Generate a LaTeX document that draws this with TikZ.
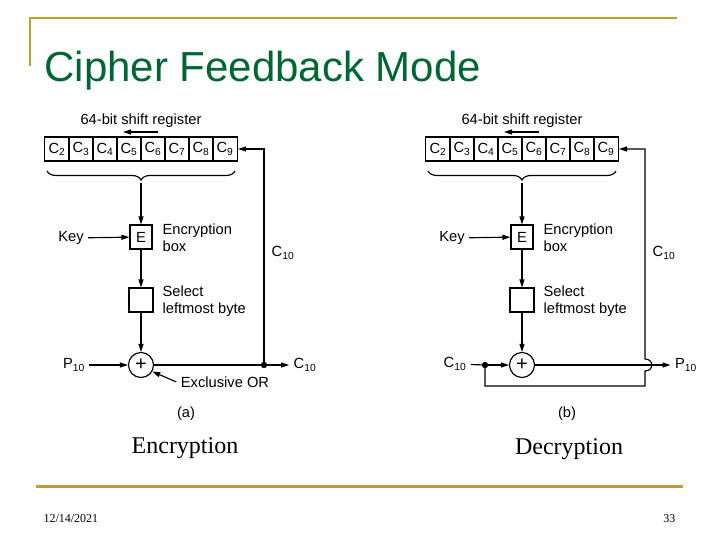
\documentclass[tikz,border=0pt]{standalone}
\usepackage{fontspec}
\setmainfont{Liberation Sans}
\newfontfamily\timesfont{Liberation Serif}
\usetikzlibrary{arrows.meta,decorations.pathreplacing}
\definecolor{titlegreen}{RGB}{0,102,51}
\definecolor{gold}{RGB}{190,158,48}
\tikzset{
  lbl/.style={font=\fontsize{14.7}{17}\selectfont, inner sep=4pt},
  cell/.style={draw, minimum width=24pt, minimum height=24pt, inner sep=0pt, lbl},
  ebox/.style={draw, minimum width=22pt, minimum height=24pt, inner sep=0pt, lbl},
  xorcirc/.style={draw, circle, minimum size=25pt, inner sep=0pt, font=\fontsize{20}{20}\selectfont},
  arr/.style={-{Triangle[length=8pt,width=5pt]}},
}
\begin{document}
\begin{tikzpicture}[x=1pt, y=-1pt, line width=1.15pt]
	\useasboundingbox (0,0) rectangle (720,540);
	% slide frame
	\draw[gold, line width=2.5pt] (30,66) -- (30,18) -- (677,18);
	\draw[gold, line width=3pt] (36,486) -- (683,486);
	\node[anchor=base west, inner sep=0pt, text=titlegreen, font=\fontsize{42}{42}\selectfont] (title) at (44,82) {Cipher Feedback Mode};
	\node[anchor=base west, inner sep=0pt, font=\timesfont\fontsize{12}{12}\selectfont] (date) at (43,522) {12/14/2021};
	\node[anchor=base east, inner sep=0pt, font=\timesfont\fontsize{12}{12}\selectfont] (page) at (676,522) {33};
	% common part of both modes
	\foreach \p/\dx in {a/0, b/381} {
		\foreach \i in {2,...,9}
			\node[cell] (\p c\i) at ({\dx+57+24*(\i-2)},149) {C\textsubscript{\i}};
		\node[lbl] (\p reglbl) at (\dx+141,121) {64-bit shift register};
		\coordinate (\p sfrom) at (\dx+158,132);
		\coordinate (\p sto) at (\dx+123,132);
		\draw[arr] (\p sfrom) -- (\p sto);
		\draw[decorate, decoration={brace, mirror, amplitude=9pt}] (\dx+47,171) -- (\dx+235,171);
		\coordinate (\p tip) at (\dx+141,183);
		\node[ebox] (\p E) at (\dx+141,237) {E};
		\node[lbl] (\p key) at (\dx+71,238) {Key};
		\node[lbl, anchor=west, align=left] (\p elbl) at (\dx+158,238) {Encryption\\box};
		\node[draw, minimum size=24pt] (\p sel) at (\dx+141,300) {};
		\node[lbl, anchor=west, align=left] (\p slbl) at (\dx+158,301) {Select\\leftmost byte};
		\node[xorcirc] (\p xor) at (\dx+141,365) {+};
		\node[lbl] (\p side) at (\dx+283,253) {C\textsubscript{10}};
		\draw[arr] (\p tip) -- (\p E);
		\draw[arr] (\p key) -- (\p E);
		\draw[arr] (\p E) -- (\p sel);
		\draw[arr] (\p sel) -- (\p xor);
	}
	% (a) encryption
	\node[lbl] (p10a) at (74,365) {P\textsubscript{10}};
	\coordinate (dota) at (264,365);
	\node[lbl] (c10a) at (305,365) {C\textsubscript{10}};
	\node[lbl] (xorlbl) at (225,382) {Exclusive OR};
	\draw[arr] (p10a) -- (axor);
	\draw (axor) -- (dota);
	\draw[arr] (dota) -- (c10a);
	\fill (dota) circle (3.2);
	\draw[arr] (dota) |- (ac9);
	\draw[arr] (xorlbl.west) -- (axor.-30);
	\node[lbl] (capa) at (186,414) {(a)};
	\node[anchor=base, font=\timesfont\fontsize{24}{24}\selectfont] (enc) at (185,453) {Encryption};
	% (b) decryption
	\node[lbl] (c10b) at (455,364) {C\textsubscript{10}};
	\coordinate (dotb) at (485,365);
	\node[lbl] (p10b) at (686,365) {P\textsubscript{10}};
	\coordinate (loopb) at (645,386);
	\draw (c10b) -- (dotb);
	\draw[arr] (dotb) -- (bxor);
	\draw[arr] (bxor) -- (p10b);
	\fill (dotb) circle (3.2);
	\draw[arr] (dotb) |- (loopb) -- (645,371) .. controls (654,371) and (654,359) .. (645,359) |- (bc9);
	\node[lbl] (capb) at (567,414) {(b)};
	\node[anchor=base, font=\timesfont\fontsize{24}{24}\selectfont] (dec) at (569,454) {Decryption};
\end{tikzpicture}
\end{document}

=== Set problem ===
The listing above needs to be output again exactly. Don't include the pictures.

=== Result for this task ===
Generate a LaTeX document that draws this with TikZ.
\documentclass[tikz,border=0pt]{standalone}
\usepackage{fontspec}
\setmainfont{Liberation Sans}
\newfontfamily\timesfont{Liberation Serif}
\usetikzlibrary{arrows.meta,decorations.pathreplacing}
\definecolor{titlegreen}{RGB}{0,102,51}
\definecolor{gold}{RGB}{190,158,48}
\tikzset{
  lbl/.style={font=\fontsize{14.7}{17}\selectfont, inner sep=4pt},
  cell/.style={draw, minimum width=24pt, minimum height=24pt, inner sep=0pt, lbl},
  ebox/.style={draw, minimum width=22pt, minimum height=24pt, inner sep=0pt, lbl},
  xorcirc/.style={draw, circle, minimum size=25pt, inner sep=0pt, font=\fontsize{20}{20}\selectfont},
  arr/.style={-{Triangle[length=8pt,width=5pt]}},
}
\begin{document}
\begin{tikzpicture}[x=1pt, y=-1pt, line width=1.15pt]
	\useasboundingbox (0,0) rectangle (720,540);
	% slide frame
	\draw[gold, line width=2.5pt] (30,66) -- (30,18) -- (677,18);
	\draw[gold, line width=3pt] (36,486) -- (683,486);
	\node[anchor=base west, inner sep=0pt, text=titlegreen, font=\fontsize{42}{42}\selectfont] (title) at (44,82) {Cipher Feedback Mode};
	\node[anchor=base west, inner sep=0pt, font=\timesfont\fontsize{12}{12}\selectfont] (date) at (43,522) {12/14/2021};
	\node[anchor=base east, inner sep=0pt, font=\timesfont\fontsize{12}{12}\selectfont] (page) at (676,522) {33};
	% common part of both modes
	\foreach \p/\dx in {a/0, b/381} {
		\foreach \i in {2,...,9}
			\node[cell] (\p c\i) at ({\dx+57+24*(\i-2)},149) {C\textsubscript{\i}};
		\node[lbl] (\p reglbl) at (\dx+141,121) {64-bit shift register};
		\coordinate (\p sfrom) at (\dx+158,132);
		\coordinate (\p sto) at (\dx+123,132);
		\draw[arr] (\p sfrom) -- (\p sto);
		\draw[decorate, decoration={brace, mirror, amplitude=9pt}] (\dx+47,171) -- (\dx+235,171);
		\coordinate (\p tip) at (\dx+141,183);
		\node[ebox] (\p E) at (\dx+141,237) {E};
		\node[lbl] (\p key) at (\dx+71,238) {Key};
		\node[lbl, anchor=west, align=left] (\p elbl) at (\dx+158,238) {Encryption\\box};
		\node[draw, minimum size=24pt] (\p sel) at (\dx+141,300) {};
		\node[lbl, anchor=west, align=left] (\p slbl) at (\dx+158,301) {Select\\leftmost byte};
		\node[xorcirc] (\p xor) at (\dx+141,365) {+};
		\node[lbl] (\p side) at (\dx+283,253) {C\textsubscript{10}};
		\draw[arr] (\p tip) -- (\p E);
		\draw[arr] (\p key) -- (\p E);
		\draw[arr] (\p E) -- (\p sel);
		\draw[arr] (\p sel) -- (\p xor);
	}
	% (a) encryption
	\node[lbl] (p10a) at (74,365) {P\textsubscript{10}};
	\coordinate (dota) at (264,365);
	\node[lbl] (c10a) at (305,365) {C\textsubscript{10}};
	\node[lbl] (xorlbl) at (225,382) {Exclusive OR};
	\draw[arr] (p10a) -- (axor);
	\draw (axor) -- (dota);
	\draw[arr] (dota) -- (c10a);
	\fill (dota) circle (3.2);
	\draw[arr] (dota) |- (ac9);
	\draw[arr] (xorlbl.west) -- (axor.-30);
	\node[lbl] (capa) at (186,414) {(a)};
	\node[anchor=base, font=\timesfont\fontsize{24}{24}\selectfont] (enc) at (185,453) {Encryption};
	% (b) decryption
	\node[lbl] (c10b) at (455,364) {C\textsubscript{10}};
	\coordinate (dotb) at (485,365);
	\node[lbl] (p10b) at (686,365) {P\textsubscript{10}};
	\coordinate (loopb) at (645,386);
	\draw (c10b) -- (dotb);
	\draw[arr] (dotb) -- (bxor);
	\draw[arr] (bxor) -- (p10b);
	\fill (dotb) circle (3.2);
	\draw[arr] (dotb) |- (loopb) -- (645,371) .. controls (654,371) and (654,359) .. (645,359) |- (bc9);
	\node[lbl] (capb) at (567,414) {(b)};
	\node[anchor=base, font=\timesfont\fontsize{24}{24}\selectfont] (dec) at (569,454) {Decryption};
\end{tikzpicture}
\end{document}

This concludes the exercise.